- Work required -
Quote each line of the material verbatim, without the pictures.
··· Recorded data
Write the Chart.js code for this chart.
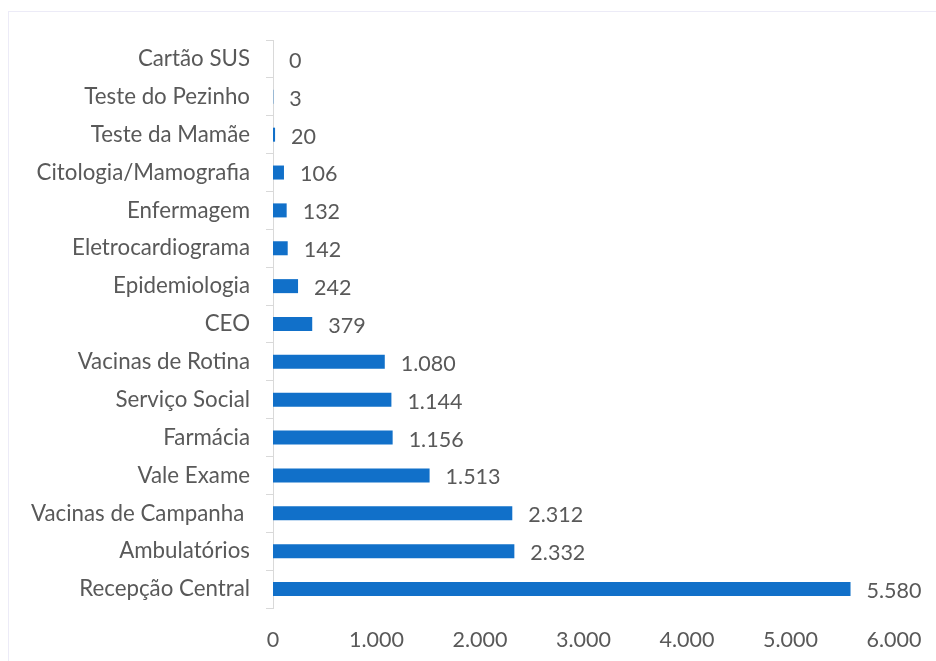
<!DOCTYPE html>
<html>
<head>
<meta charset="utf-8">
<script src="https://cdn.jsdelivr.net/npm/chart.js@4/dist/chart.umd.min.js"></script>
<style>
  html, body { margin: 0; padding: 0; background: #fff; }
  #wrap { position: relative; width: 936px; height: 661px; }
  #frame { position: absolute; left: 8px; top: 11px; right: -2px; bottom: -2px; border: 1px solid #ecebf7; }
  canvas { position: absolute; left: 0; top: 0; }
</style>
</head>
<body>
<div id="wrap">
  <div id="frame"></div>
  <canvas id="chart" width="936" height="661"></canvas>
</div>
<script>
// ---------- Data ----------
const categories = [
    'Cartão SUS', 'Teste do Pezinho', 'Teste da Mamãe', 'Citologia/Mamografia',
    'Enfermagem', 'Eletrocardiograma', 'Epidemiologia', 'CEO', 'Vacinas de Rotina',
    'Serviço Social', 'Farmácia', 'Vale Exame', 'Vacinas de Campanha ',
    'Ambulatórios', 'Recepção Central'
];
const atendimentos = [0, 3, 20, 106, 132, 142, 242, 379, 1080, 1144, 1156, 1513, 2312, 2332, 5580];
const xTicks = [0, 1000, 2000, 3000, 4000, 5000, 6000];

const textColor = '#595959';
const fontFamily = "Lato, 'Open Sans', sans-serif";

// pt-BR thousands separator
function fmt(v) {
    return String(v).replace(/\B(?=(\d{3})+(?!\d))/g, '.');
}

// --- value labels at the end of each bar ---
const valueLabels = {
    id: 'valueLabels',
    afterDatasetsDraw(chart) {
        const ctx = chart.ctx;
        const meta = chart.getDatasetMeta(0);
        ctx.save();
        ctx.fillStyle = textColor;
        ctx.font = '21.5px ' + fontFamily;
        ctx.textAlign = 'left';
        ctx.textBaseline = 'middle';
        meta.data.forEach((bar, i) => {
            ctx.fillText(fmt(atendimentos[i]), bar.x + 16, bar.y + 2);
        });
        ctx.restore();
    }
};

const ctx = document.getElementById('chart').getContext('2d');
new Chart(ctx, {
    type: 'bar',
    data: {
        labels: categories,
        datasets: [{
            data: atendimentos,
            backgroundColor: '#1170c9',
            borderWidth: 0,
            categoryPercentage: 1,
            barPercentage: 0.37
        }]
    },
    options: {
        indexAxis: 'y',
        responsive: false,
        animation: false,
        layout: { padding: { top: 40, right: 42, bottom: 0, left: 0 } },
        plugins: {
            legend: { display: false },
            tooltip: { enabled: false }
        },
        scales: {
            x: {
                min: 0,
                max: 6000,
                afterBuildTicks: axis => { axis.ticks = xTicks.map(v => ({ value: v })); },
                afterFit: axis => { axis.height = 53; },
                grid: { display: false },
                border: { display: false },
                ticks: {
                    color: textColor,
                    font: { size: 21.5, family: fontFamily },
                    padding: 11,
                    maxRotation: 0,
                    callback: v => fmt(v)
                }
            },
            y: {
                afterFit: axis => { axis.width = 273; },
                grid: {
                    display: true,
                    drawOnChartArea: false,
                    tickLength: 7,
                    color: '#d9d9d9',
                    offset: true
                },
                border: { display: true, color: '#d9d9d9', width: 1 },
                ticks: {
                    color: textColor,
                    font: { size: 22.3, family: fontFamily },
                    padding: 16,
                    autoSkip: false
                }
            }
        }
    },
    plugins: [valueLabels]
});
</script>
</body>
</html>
······
- Full solution -
Write the Chart.js code for this chart.
<!DOCTYPE html>
<html>
<head>
<meta charset="utf-8">
<script src="https://cdn.jsdelivr.net/npm/chart.js@4/dist/chart.umd.min.js"></script>
<style>
  html, body { margin: 0; padding: 0; background: #fff; }
  #wrap { position: relative; width: 936px; height: 661px; }
  #frame { position: absolute; left: 8px; top: 11px; right: -2px; bottom: -2px; border: 1px solid #ecebf7; }
  canvas { position: absolute; left: 0; top: 0; }
</style>
</head>
<body>
<div id="wrap">
  <div id="frame"></div>
  <canvas id="chart" width="936" height="661"></canvas>
</div>
<script>
// ---------- Data ----------
const categories = [
    'Cartão SUS', 'Teste do Pezinho', 'Teste da Mamãe', 'Citologia/Mamografia',
    'Enfermagem', 'Eletrocardiograma', 'Epidemiologia', 'CEO', 'Vacinas de Rotina',
    'Serviço Social', 'Farmácia', 'Vale Exame', 'Vacinas de Campanha ',
    'Ambulatórios', 'Recepção Central'
];
const atendimentos = [0, 3, 20, 106, 132, 142, 242, 379, 1080, 1144, 1156, 1513, 2312, 2332, 5580];
const xTicks = [0, 1000, 2000, 3000, 4000, 5000, 6000];

const textColor = '#595959';
const fontFamily = "Lato, 'Open Sans', sans-serif";

// pt-BR thousands separator
function fmt(v) {
    return String(v).replace(/\B(?=(\d{3})+(?!\d))/g, '.');
}

// --- value labels at the end of each bar ---
const valueLabels = {
    id: 'valueLabels',
    afterDatasetsDraw(chart) {
        const ctx = chart.ctx;
        const meta = chart.getDatasetMeta(0);
        ctx.save();
        ctx.fillStyle = textColor;
        ctx.font = '21.5px ' + fontFamily;
        ctx.textAlign = 'left';
        ctx.textBaseline = 'middle';
        meta.data.forEach((bar, i) => {
            ctx.fillText(fmt(atendimentos[i]), bar.x + 16, bar.y + 2);
        });
        ctx.restore();
    }
};

const ctx = document.getElementById('chart').getContext('2d');
new Chart(ctx, {
    type: 'bar',
    data: {
        labels: categories,
        datasets: [{
            data: atendimentos,
            backgroundColor: '#1170c9',
            borderWidth: 0,
            categoryPercentage: 1,
            barPercentage: 0.37
        }]
    },
    options: {
        indexAxis: 'y',
        responsive: false,
        animation: false,
        layout: { padding: { top: 40, right: 42, bottom: 0, left: 0 } },
        plugins: {
            legend: { display: false },
            tooltip: { enabled: false }
        },
        scales: {
            x: {
                min: 0,
                max: 6000,
                afterBuildTicks: axis => { axis.ticks = xTicks.map(v => ({ value: v })); },
                afterFit: axis => { axis.height = 53; },
                grid: { display: false },
                border: { display: false },
                ticks: {
                    color: textColor,
                    font: { size: 21.5, family: fontFamily },
                    padding: 11,
                    maxRotation: 0,
                    callback: v => fmt(v)
                }
            },
            y: {
                afterFit: axis => { axis.width = 273; },
                grid: {
                    display: true,
                    drawOnChartArea: false,
                    tickLength: 7,
                    color: '#d9d9d9',
                    offset: true
                },
                border: { display: true, color: '#d9d9d9', width: 1 },
                ticks: {
                    color: textColor,
                    font: { size: 22.3, family: fontFamily },
                    padding: 16,
                    autoSkip: false
                }
            }
        }
    },
    plugins: [valueLabels]
});
</script>
</body>
</html>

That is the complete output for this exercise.